6. Multi-tenant and security

Tenants, access mappings, S3 secrets, and delegation tokens.

Table nameKey formatValue typeDescription
tenantStateTabletenantIdOmDBTenantStateTenant configuration and state
tenantAccessIdTableaccessIdOmDBAccessIdInfoAccess ID to secret and tenant
principalToAccessIdsTableuserPrincipalOmDBUserPrincipalInfoKerberos principal to access IDs
s3SecretTableaccessKeyIdS3SecretValueS3 secrets
dTokenTableOzoneTokenIDLongDelegation tokens and renewal times

7. Administrative and system

Prefix ACLs, Ratis apply point, and miscellaneous metadata.

Table nameKey formatValue typeDescription
prefixTableprefixOmPrefixInfoPrefix-level ACLs and metadata
transactionInfoTable#TRANSACTIONINFO (literal key)TransactionInfoLast applied Ratis transaction index and term
metaTablemetaDataKeyStringMisc. system metadata (for example DB layout version)

Key concepts

  • OBS vs. FSO: OBS encodes the namespace with path strings under volume and bucket names. FSO encodes parents with numeric object IDs (parentId), which makes hierarchical FS operations cheaper at scale.
  • Object ID: A 64-bit identifier for volumes, buckets, keys, and directories.

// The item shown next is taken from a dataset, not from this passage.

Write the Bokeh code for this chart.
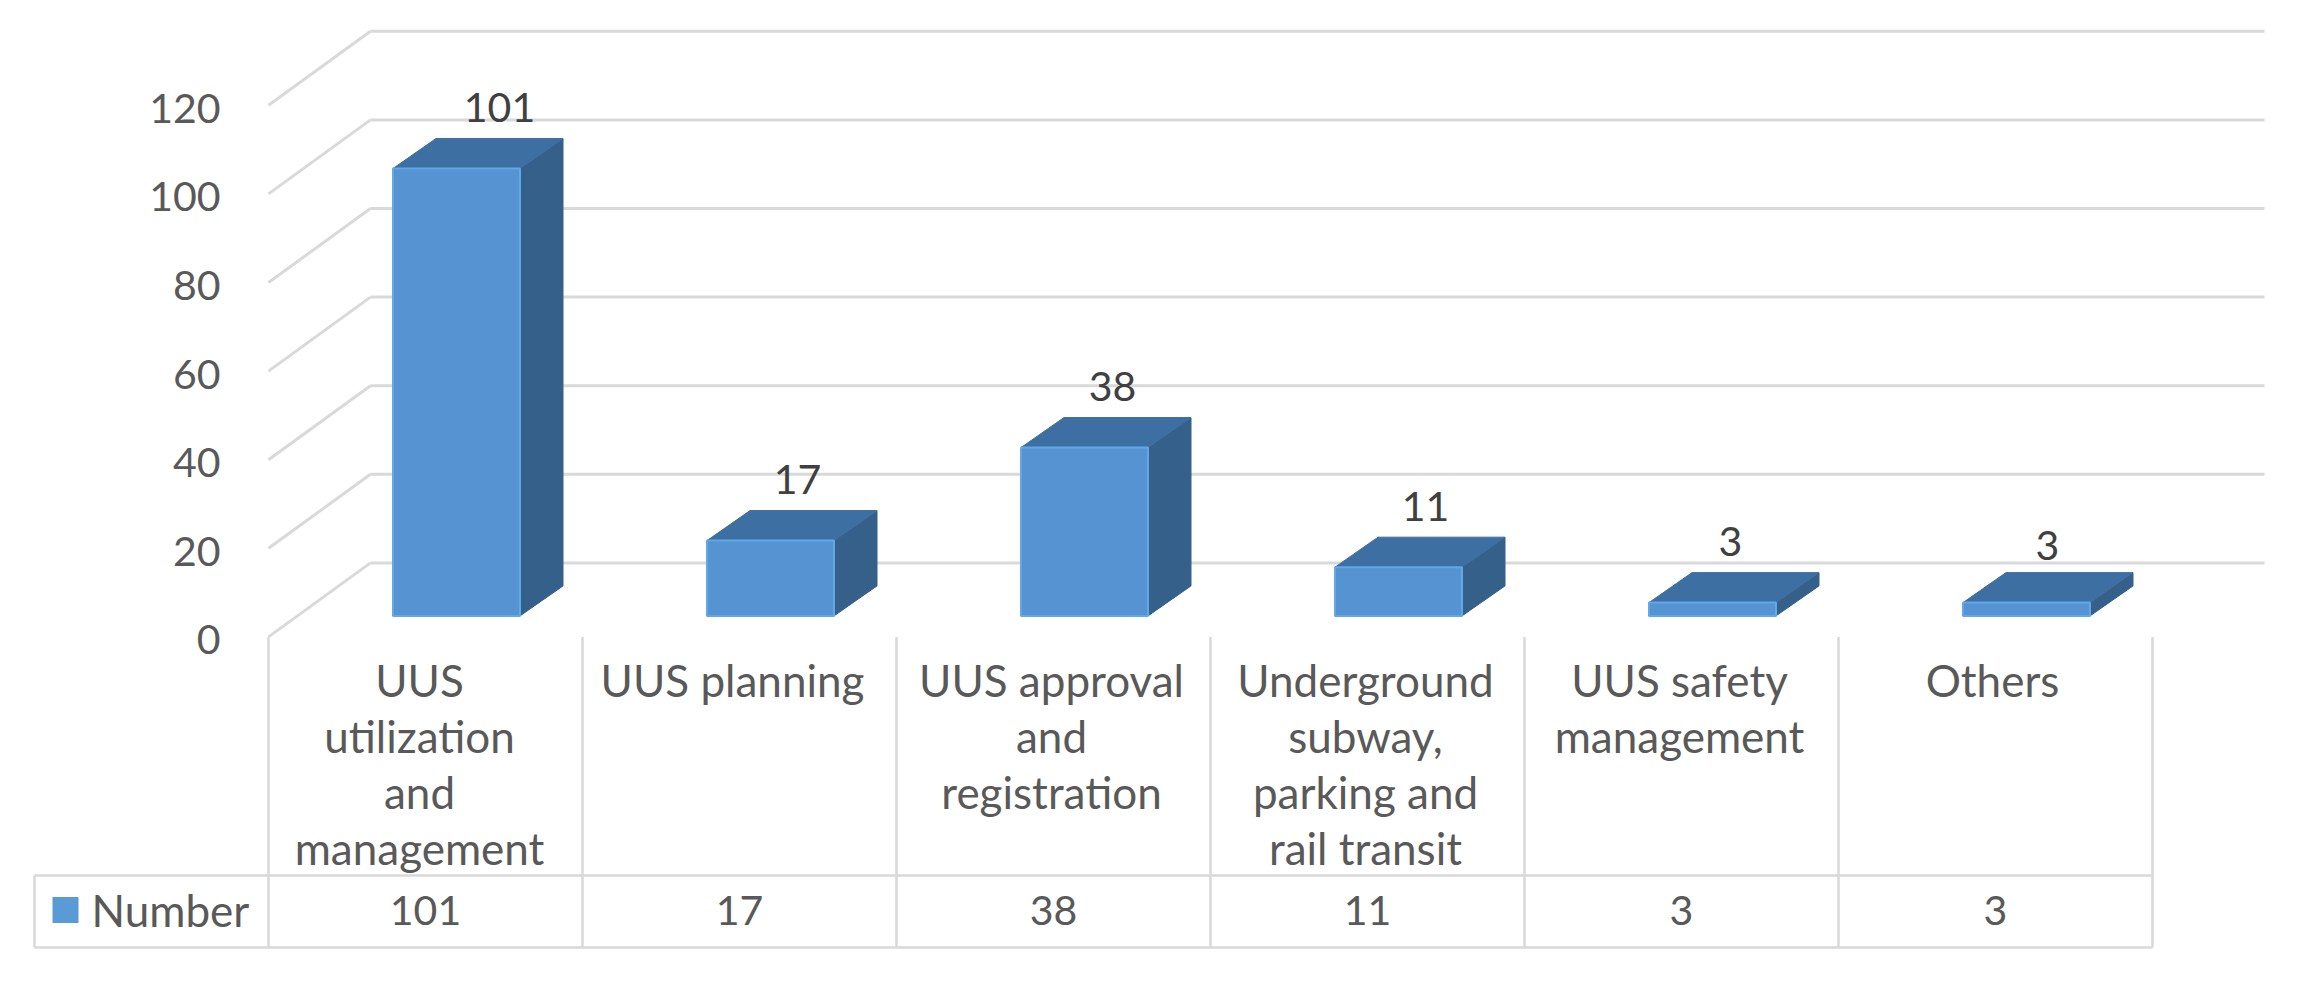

In FSO tables, parentId refers to the parent object’s ID.
  • OM epoch: The high bits of object IDs can encode an epoch so IDs stay unique across OM restarts or metadata migrations.
  • Key prefix: Most hierarchy and object keys start with / as defined by OzoneConsts.OM_KEY_PREFIX. Some tables (multipart parts, compaction log) use other key shapes as noted above.